Certainly braze ons and bottle bosses have been added to complete frames for many many years and probably millions of frames. I suspect that was a very common modification in the 70s as braze ons became more popular and people had frames updated. It’s not that you can’t do it. It just adds internal stresses. It’s important to heat the opposite side of the tube from the braze-on to ‘offset’ the distortion and mimize the internal stresses. Even with silver which is lower temp than silicon bronze. I don’t know how you do that with a tig torch…
Yeah, I’m talking about 1/8” vent holes in tubes and then bigger holes in HT/BB shells. I’ve never heard of tubes buckling because of the vent holes. I can’t even think how that could happen given they would be at the ends of the chain/seat stays. Unless you’re talking about for internal routing. Then, it’s obvious if they put them in the thin-walled section and go cranking on it, yes, buckling seems likely. And agreed, there were other problems that should have told them that those materials weren’t destined to be a bicycle! It’s painful to complete a frame (or portion of a frame) and realize it’s just not going to work out. That decision to scrap the work and materials is a hard one but it has to be made. Every framebuilder I have visited has a garbage bin full of those hard decisions.
Not as issue with TIG, especially TIG brazing. The heat input is very low. Much higher temperature and very focused.
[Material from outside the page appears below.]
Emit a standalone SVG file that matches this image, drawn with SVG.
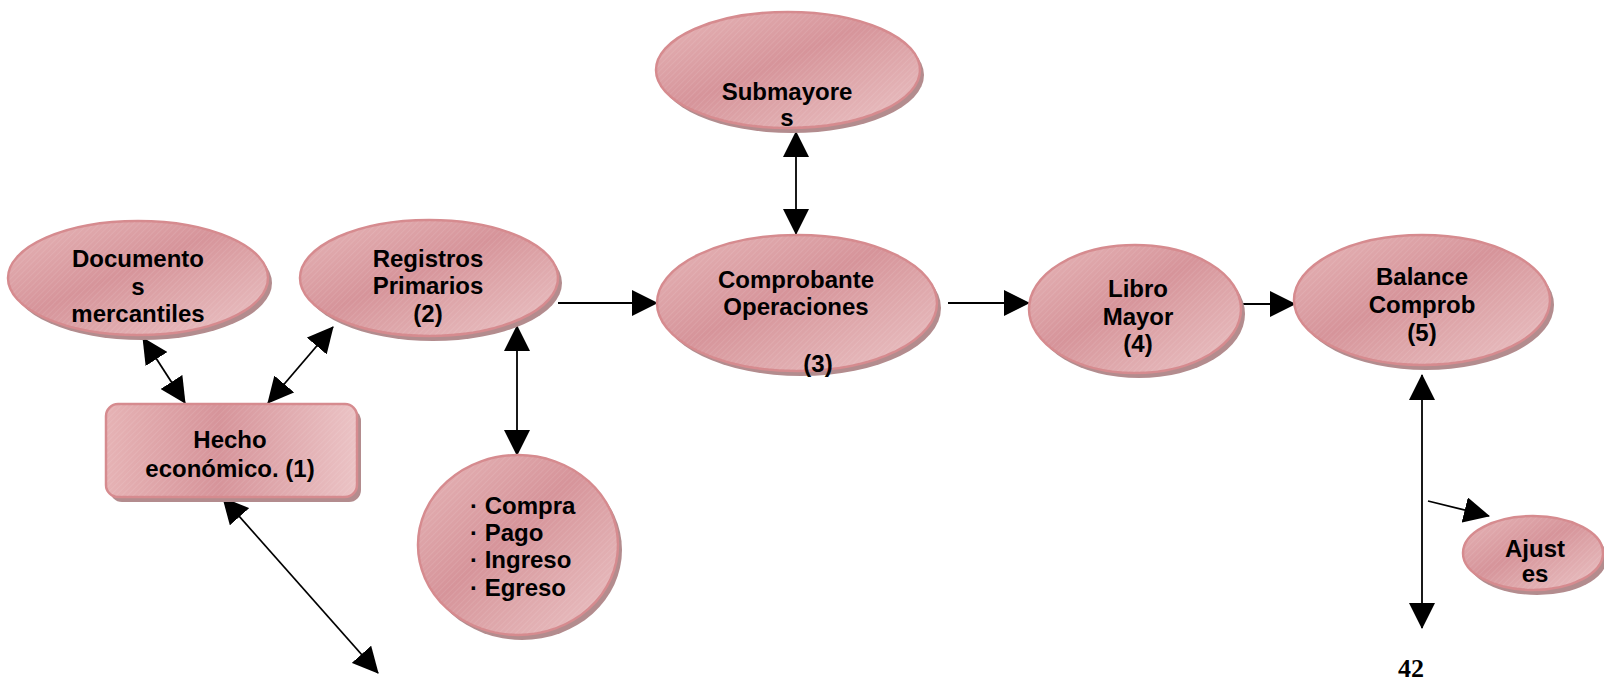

Everybody TIG welds canti bosses on (and I weld rather than braze those). It’s fine.
As for learning to TIG in 6 weeks, maybe some people, it took me at least a year before I was anywhere near what you need for framebuilding. But I’m probably on the slower end of the spectrum.
Yes the “ears" are always tricky especially when the diameters are similar as you say! Care is also needed when welding them (but you’re gas brazing I think you said).
Not an issue with TIG, especially TIG brazing. The heat input is very low. Much higher temperature and very focused.
Everybody TIG welds canti bosses on (and I weld rather than braze those). It’s fine.
As for learning to TIG in 6 weeks, maybe some people, it took me at least a year before I was anywhere near what you need for framebuilding. But I’m probably on the slower end of the spectrum.
I have never TIG brazed or used the sif bronze common in the UK. TIG/Sif bronze brazing is higher temp than 56% silver, admittedly the heat is more concentrated. I’d be interested to see what happens when you measure it. Measure the bow of the new tube and then add a braze on and see if the bow changes. You may still decide it’s not an issue but at least then you’re doing so with data. Some people don’t even measure the bow of the tube to begin with so, maybe it’s not an issue.
I haven’t ever seen a custom builder tig canti bosses - not that I have studied the subject exhaustively or anything but anecdotally, I can’t remember seeing it. I know it can be done and I’m not saying either way is better or worse, I just disagree that ‘everybody TIG welds canti bosses’.
Yes point taken re “everyone” tigging canti bosses. What I should have said was that you will usually find them tigged on production steel bikes like all those 90s MTBs.
I could be wrong, but higher temperature usually means less heat. The heat affected zone from TIG brazing a cable stop or something is tiny. A cm or two radius. I’m less familiar with silver-brazing them but although that filler does melt at a lower temperature you have the torch on there for getting on for a minute or so? That feels like more heat than a second or two of TIG at about 30 or 40A.